With coronavirus closing the foodservice sector, supply chains have been severely disrupted.

In the UK market, 20% of poultry consumption is “out-of-home”, and half of that is imported, according to Philip Wilkinson, an executive director at 2 Sisters and president-elect of Avec.

He told a session at Alltech’s One virtual conference that some of the remaining 10% of domestic production had been diverted into retail, where demand had jumped.

See also: The cost and returns of slower-growing broilers

But doing so was not straightforward, he explained, as companies serving the out-of-home market are set up to produce birds to different weights, process cuts differently and do not necessarily have the right certification or packaging readily available.

As a result, stores across Europe were full of poultrymeat that was destined for foodservice outlets.

Some 500,000t is now in freezers, 200,000t of which was in Poland alone, Mr Wilkinson said.


The result would be a prolonged market impact, he suggested. “At some stage, when we come out of lockdown, it’s going to take some time for that volume to filter out through the market.

“I think it will be September or October 2021 before those stocks come through, so this is going to be an 18-month issue, not an 18-week issue.

“When everything is unlocked, it will not be the same as it was, there will be a lag factor.”
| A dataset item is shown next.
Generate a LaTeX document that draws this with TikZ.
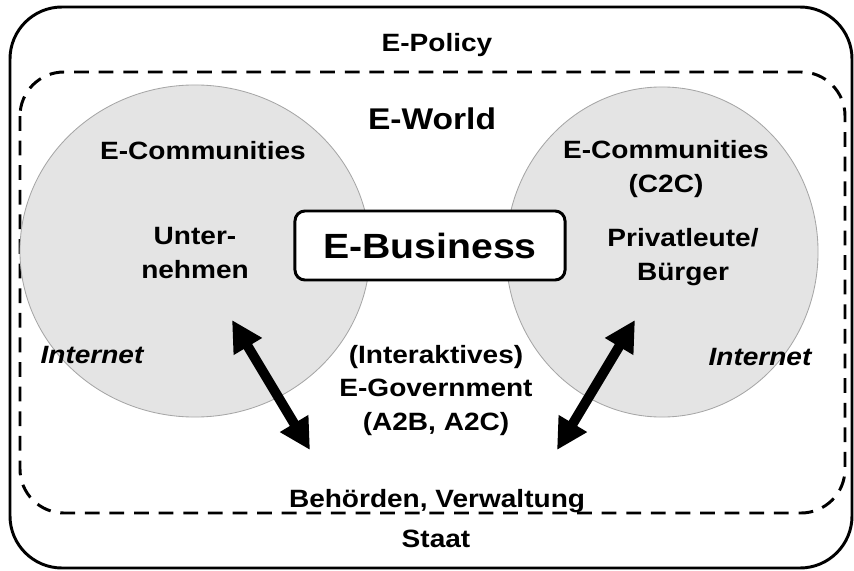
\documentclass[tikz,border=0pt]{standalone}
\usepackage{fontspec}
\setmainfont{Liberation Sans}[FakeStretch=1.12]
\usetikzlibrary{shapes.geometric,arrows.meta}

\definecolor{sphere}{RGB}{228,228,228}

\begin{document}
\begin{tikzpicture}[x=0.025cm, y=-0.025cm,
        lbl/.style={font=\bfseries\fontsize{17.8}{23.5}\selectfont, align=center, anchor=base, inner sep=0pt},
        world/.style={ellipse, draw=gray!70, line width=0.6pt, fill=sphere, inner sep=0pt},
        link/.style={line width=7pt, {Triangle[length=22pt,width=22pt]}-{Triangle[length=22pt,width=22pt]}}]
        \useasboundingbox (0,0) rectangle (854,571);

        % frames
        \draw[line width=2.1pt, rounded corners=1.3cm] (10,7) rectangle (852,568);
        \draw[line width=2.1pt, dash pattern=on 10.5pt off 7pt, rounded corners=1.1cm] (20,72) rectangle (845,513);

        % communities
        \node(left) at (195,251) [world, minimum width=8.75cm, minimum height=8.3cm] {};
        \node(right) at (662,252) [world, minimum width=7.8cm, minimum height=8.25cm] {};

        \node(policy) at (437,52) [lbl] {E-Policy};
        \node(eworld) at (432,130) [lbl, font=\bfseries\fontsize{21.3}{26}\selectfont] {E-World};

        % multi-line labels sit on their last line
        \node(lcomm) at (203,160) [lbl] {E-Communities};
        \node(firms) at (195,278) [lbl] {Unter-\\nehmen};
        \node(rcomm) at (666,192) [lbl] {E-Communities\\(C2C)};
        \node(citizens) at (683,280) [lbl] {Privatleute/\\Bürger};

        \node(ebiz) at (430,245.5) [rectangle, draw, rounded corners=0.25cm, line width=2.1pt, fill=white,
            minimum width=6.75cm, minimum height=1.725cm, font=\bfseries\fontsize{24.9}{28}\selectfont] {E-Business};

        \node(inetl) at (92,363) [lbl, font=\bfseries\itshape\fontsize{17.8}{23.5}\selectfont] {Internet};
        \node(inetr) at (760,365) [lbl, font=\bfseries\itshape\fontsize{17.8}{23.5}\selectfont] {Internet};

        \node(egov) at (436,430) [lbl] {(Interaktives)\\E-Government\\(A2B, A2C)};
        \node(admin) at (437,507) [lbl] {Behörden, Verwaltung};
        \node(state) at (436,547) [lbl] {Staat};

        % interactions
        \coordinate(la1) at (232,320);
        \coordinate(la2) at (310,450);
        \coordinate(ra1) at (635,320);
        \coordinate(ra2) at (557,450);
        \draw [link] (la1) -- (la2);
        \draw [link] (ra1) -- (ra2);
    \end{tikzpicture}
\end{document}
One advantage that the poultry sector has, when compared with dairy or pork, is that companies can place fewer chicks and reduce total supply in just eight-to-nine weeks, he added.

“We’re in a fortunate position where we can take remedial action. That action costs companies serious amounts of money – but we are able to react,” he said.

Mr Wilkinson also said that he expected that, in the medium term, the poultrymeat sector would consolidate further because of coronavirus.